— REQUIREMENTS —
Begin at the first line of the data and copy each line through the one containing "plt.rcParams['font.family'] = ['Liberation", that line included, with no pictures.

— STORED DATA —
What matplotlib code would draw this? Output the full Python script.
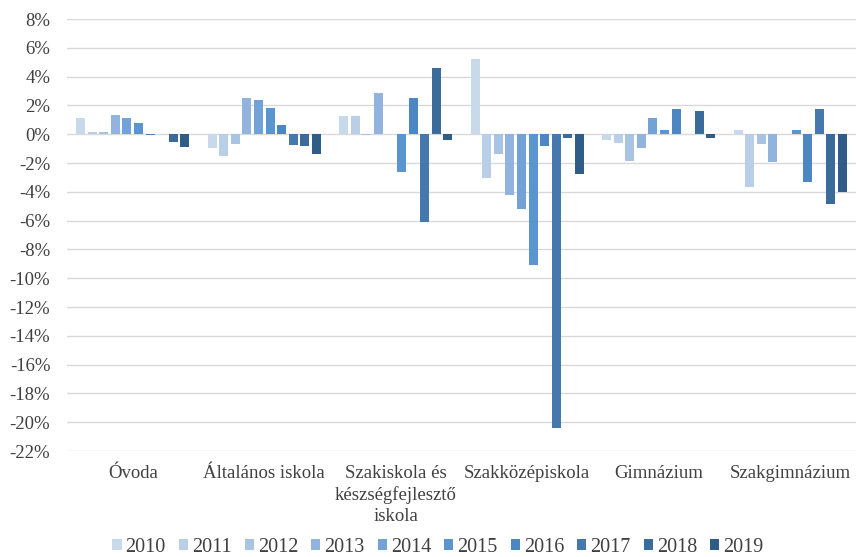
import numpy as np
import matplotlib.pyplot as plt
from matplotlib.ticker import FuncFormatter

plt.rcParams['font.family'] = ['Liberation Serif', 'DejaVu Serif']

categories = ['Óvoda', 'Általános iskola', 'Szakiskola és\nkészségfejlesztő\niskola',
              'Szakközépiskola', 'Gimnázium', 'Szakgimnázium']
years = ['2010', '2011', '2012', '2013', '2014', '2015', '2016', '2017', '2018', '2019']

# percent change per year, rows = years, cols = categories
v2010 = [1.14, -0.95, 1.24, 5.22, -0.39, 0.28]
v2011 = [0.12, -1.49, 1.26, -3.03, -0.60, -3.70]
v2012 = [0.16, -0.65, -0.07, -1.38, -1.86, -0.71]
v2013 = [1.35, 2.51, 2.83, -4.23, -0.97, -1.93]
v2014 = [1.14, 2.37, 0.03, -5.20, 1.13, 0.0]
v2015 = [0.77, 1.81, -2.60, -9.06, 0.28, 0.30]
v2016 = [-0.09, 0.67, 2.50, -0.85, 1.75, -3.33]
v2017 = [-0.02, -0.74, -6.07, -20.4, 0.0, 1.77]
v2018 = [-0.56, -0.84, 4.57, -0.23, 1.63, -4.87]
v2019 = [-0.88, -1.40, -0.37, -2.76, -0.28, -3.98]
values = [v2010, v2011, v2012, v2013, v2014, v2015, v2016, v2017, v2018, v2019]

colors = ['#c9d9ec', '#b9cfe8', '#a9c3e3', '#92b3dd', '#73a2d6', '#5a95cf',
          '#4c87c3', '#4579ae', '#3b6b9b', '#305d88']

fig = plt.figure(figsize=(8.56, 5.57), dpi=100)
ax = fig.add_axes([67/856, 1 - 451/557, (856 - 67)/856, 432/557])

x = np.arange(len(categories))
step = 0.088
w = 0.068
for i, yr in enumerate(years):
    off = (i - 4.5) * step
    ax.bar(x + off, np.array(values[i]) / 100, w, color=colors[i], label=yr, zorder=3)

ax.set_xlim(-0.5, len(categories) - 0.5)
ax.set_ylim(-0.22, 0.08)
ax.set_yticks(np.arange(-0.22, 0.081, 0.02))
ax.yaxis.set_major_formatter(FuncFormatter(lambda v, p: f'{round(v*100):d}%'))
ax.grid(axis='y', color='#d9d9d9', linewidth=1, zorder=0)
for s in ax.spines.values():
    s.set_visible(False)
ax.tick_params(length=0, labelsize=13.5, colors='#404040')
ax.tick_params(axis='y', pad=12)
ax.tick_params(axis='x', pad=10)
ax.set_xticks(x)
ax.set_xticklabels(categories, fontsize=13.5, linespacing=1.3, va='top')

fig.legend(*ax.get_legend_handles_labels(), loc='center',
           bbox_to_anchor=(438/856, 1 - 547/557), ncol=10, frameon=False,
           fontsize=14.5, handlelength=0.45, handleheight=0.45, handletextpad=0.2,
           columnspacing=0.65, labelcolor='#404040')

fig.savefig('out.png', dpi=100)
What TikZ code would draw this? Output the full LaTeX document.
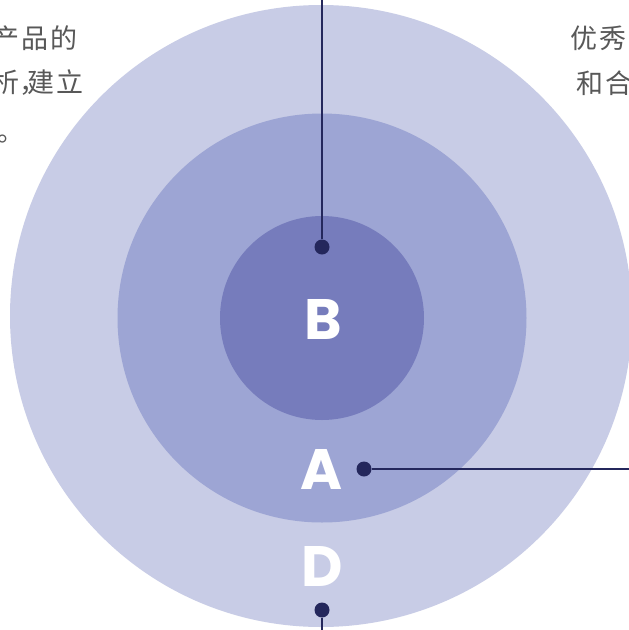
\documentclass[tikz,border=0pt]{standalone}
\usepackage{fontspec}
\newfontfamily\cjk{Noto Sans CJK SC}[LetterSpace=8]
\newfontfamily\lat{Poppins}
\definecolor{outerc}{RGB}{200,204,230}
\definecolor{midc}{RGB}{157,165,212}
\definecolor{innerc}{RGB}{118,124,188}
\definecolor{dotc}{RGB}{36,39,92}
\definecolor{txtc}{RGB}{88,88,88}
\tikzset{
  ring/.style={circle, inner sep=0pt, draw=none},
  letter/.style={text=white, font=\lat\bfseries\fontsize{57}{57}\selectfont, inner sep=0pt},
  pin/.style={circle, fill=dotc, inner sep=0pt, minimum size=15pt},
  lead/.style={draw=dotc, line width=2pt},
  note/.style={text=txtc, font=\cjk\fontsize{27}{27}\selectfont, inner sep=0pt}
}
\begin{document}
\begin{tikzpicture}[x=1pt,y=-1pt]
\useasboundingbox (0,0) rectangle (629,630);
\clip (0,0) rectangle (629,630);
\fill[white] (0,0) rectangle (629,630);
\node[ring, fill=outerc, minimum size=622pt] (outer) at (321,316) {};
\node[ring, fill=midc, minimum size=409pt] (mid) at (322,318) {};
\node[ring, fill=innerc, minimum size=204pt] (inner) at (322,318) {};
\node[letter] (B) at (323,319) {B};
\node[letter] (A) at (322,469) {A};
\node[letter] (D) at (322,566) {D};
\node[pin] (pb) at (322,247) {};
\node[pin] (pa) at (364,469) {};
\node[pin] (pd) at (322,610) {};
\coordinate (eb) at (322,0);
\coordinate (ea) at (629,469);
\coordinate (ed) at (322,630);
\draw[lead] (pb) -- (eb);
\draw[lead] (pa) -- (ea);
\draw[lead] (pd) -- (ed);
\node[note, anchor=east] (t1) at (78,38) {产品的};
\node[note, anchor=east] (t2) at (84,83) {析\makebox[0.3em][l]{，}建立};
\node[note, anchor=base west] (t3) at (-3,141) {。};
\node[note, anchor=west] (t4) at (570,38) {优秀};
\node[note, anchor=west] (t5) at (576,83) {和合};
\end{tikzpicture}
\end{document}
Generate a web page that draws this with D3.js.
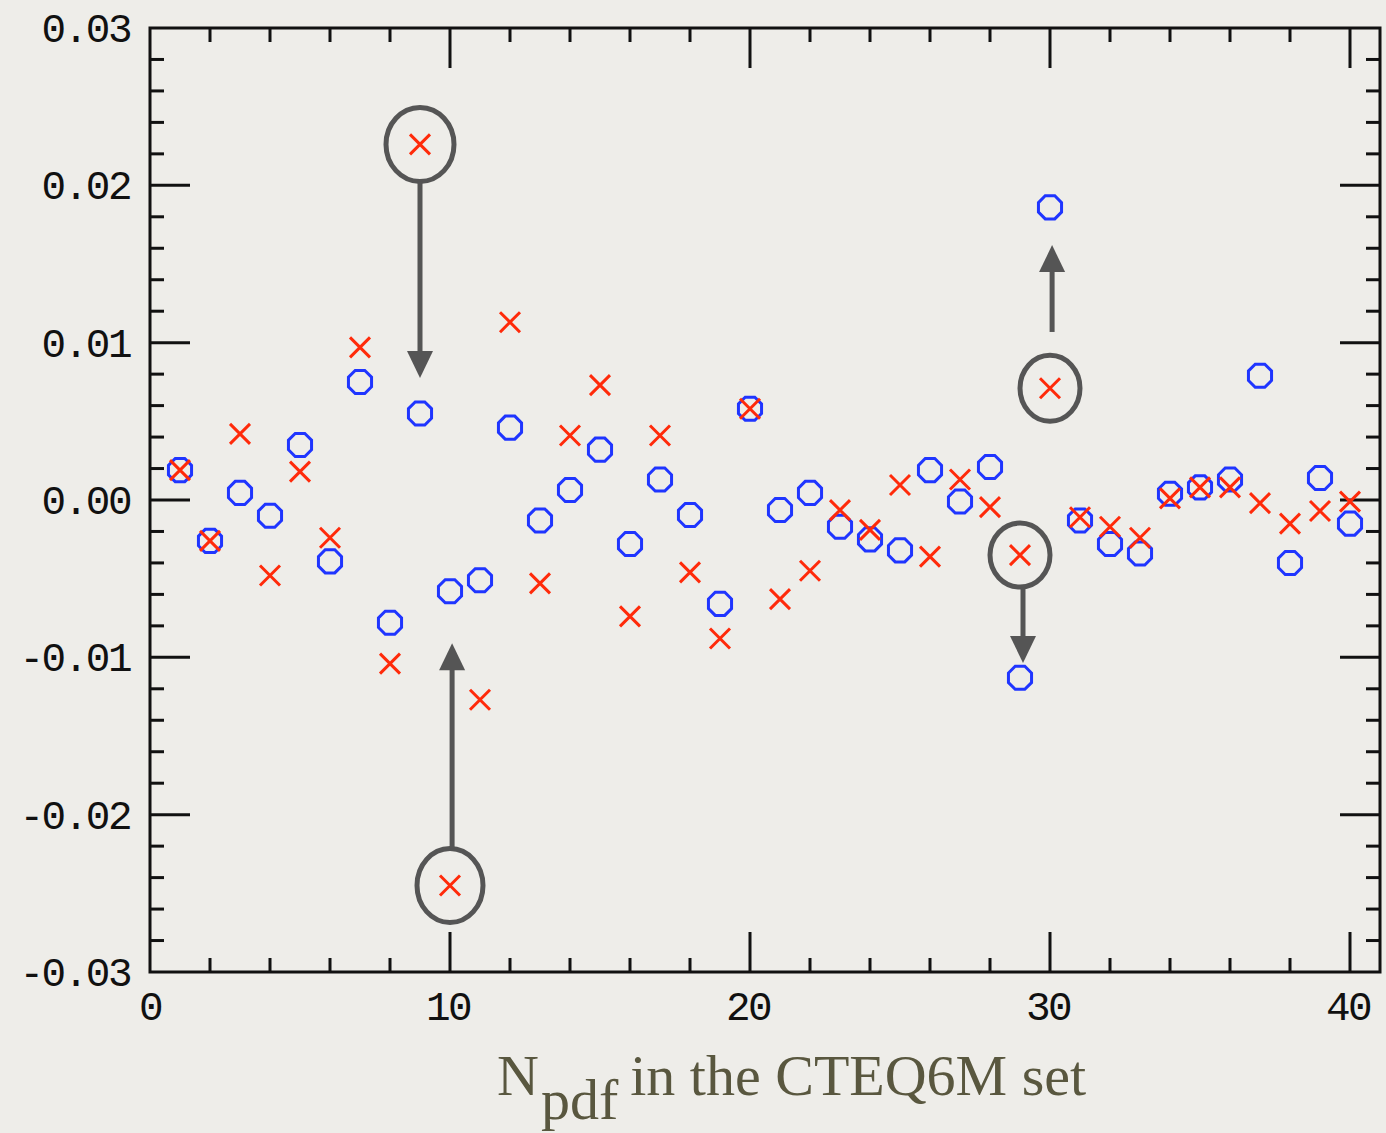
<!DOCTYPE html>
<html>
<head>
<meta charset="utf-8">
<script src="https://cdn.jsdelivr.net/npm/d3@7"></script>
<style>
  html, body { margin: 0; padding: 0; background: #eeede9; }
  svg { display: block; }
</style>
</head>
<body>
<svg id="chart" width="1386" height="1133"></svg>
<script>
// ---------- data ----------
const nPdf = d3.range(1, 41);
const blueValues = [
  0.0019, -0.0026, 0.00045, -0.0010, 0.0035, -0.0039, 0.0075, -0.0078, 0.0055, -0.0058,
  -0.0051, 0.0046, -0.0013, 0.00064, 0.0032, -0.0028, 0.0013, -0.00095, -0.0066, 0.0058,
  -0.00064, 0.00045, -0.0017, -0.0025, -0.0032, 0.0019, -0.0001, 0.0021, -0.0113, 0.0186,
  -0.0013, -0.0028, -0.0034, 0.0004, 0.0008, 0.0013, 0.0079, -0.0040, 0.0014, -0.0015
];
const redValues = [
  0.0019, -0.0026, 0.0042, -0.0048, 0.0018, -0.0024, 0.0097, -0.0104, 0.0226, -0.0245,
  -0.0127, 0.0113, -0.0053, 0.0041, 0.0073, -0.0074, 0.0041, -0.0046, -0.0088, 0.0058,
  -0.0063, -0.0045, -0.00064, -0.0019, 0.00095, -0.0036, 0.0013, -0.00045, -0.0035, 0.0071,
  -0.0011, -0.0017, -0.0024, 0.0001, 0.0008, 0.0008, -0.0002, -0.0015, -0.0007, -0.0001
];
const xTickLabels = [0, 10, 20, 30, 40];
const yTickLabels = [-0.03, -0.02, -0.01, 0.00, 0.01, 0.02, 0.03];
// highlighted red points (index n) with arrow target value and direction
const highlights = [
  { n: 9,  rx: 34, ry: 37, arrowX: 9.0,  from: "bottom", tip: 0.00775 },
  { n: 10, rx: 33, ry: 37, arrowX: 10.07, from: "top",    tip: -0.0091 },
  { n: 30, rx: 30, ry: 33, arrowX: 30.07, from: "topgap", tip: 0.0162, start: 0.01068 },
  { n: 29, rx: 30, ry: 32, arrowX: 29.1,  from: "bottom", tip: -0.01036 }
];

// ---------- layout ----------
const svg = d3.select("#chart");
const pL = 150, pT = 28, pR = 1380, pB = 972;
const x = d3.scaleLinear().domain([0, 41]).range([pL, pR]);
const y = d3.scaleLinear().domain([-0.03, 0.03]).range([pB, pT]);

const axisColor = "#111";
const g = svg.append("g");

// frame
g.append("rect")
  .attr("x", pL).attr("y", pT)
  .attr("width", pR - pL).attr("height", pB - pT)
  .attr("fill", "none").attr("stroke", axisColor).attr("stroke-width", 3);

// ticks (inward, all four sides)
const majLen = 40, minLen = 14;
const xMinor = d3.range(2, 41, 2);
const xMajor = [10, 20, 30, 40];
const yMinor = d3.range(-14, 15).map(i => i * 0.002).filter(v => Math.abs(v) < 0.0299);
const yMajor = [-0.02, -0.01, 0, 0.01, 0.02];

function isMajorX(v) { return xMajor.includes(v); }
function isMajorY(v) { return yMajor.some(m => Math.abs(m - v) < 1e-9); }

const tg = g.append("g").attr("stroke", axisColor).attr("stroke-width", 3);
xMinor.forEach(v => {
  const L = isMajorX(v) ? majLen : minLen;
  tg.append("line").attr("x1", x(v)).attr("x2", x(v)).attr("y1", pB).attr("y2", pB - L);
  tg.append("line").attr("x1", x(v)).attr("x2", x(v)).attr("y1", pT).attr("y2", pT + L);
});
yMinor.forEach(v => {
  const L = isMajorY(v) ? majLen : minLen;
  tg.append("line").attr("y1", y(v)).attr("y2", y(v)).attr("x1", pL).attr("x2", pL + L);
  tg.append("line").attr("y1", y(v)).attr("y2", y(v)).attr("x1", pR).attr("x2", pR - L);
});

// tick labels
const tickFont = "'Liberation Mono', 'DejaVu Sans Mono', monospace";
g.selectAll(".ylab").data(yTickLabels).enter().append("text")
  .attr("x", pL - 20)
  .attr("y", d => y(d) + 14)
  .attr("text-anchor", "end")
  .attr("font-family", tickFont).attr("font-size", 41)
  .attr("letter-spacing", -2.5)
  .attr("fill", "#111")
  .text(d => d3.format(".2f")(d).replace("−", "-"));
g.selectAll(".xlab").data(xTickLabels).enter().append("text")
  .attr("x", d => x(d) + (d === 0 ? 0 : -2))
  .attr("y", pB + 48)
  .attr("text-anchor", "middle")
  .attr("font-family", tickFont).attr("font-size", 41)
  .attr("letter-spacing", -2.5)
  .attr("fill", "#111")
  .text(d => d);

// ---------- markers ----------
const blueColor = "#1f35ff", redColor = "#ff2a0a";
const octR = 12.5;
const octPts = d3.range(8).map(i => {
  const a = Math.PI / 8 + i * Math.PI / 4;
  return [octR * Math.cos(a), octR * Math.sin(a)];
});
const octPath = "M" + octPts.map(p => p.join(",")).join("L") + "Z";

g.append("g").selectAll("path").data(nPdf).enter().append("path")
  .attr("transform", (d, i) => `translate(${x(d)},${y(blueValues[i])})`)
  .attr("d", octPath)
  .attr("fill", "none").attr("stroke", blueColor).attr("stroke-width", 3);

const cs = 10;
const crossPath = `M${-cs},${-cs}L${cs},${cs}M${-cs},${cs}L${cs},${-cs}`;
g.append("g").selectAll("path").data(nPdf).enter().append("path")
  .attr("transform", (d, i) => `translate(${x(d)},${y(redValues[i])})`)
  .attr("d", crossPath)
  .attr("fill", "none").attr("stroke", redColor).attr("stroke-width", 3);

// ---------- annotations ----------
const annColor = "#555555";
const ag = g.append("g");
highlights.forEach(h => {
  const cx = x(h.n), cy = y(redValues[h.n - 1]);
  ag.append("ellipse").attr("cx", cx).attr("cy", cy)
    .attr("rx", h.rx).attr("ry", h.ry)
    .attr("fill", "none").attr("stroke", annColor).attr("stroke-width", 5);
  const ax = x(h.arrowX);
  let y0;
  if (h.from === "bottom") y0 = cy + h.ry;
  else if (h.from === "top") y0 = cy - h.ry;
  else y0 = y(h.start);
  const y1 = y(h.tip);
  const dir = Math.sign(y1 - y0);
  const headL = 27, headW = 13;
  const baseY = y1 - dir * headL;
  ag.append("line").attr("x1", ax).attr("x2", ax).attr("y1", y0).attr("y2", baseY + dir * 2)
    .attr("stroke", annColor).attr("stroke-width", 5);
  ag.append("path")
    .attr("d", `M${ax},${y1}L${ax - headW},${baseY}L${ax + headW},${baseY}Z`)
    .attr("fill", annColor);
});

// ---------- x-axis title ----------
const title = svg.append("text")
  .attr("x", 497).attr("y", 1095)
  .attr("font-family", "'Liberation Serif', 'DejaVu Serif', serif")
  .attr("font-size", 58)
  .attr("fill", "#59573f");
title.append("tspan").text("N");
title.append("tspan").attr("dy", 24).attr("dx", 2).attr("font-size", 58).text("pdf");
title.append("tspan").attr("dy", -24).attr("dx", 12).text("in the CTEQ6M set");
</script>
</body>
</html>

— SOLUTION FOR THIS EXERCISE —
What matplotlib code would draw this? Output the full Python script.
import numpy as np
import matplotlib.pyplot as plt
from matplotlib.ticker import FuncFormatter

plt.rcParams['font.family'] = ['Liberation Serif', 'DejaVu Serif']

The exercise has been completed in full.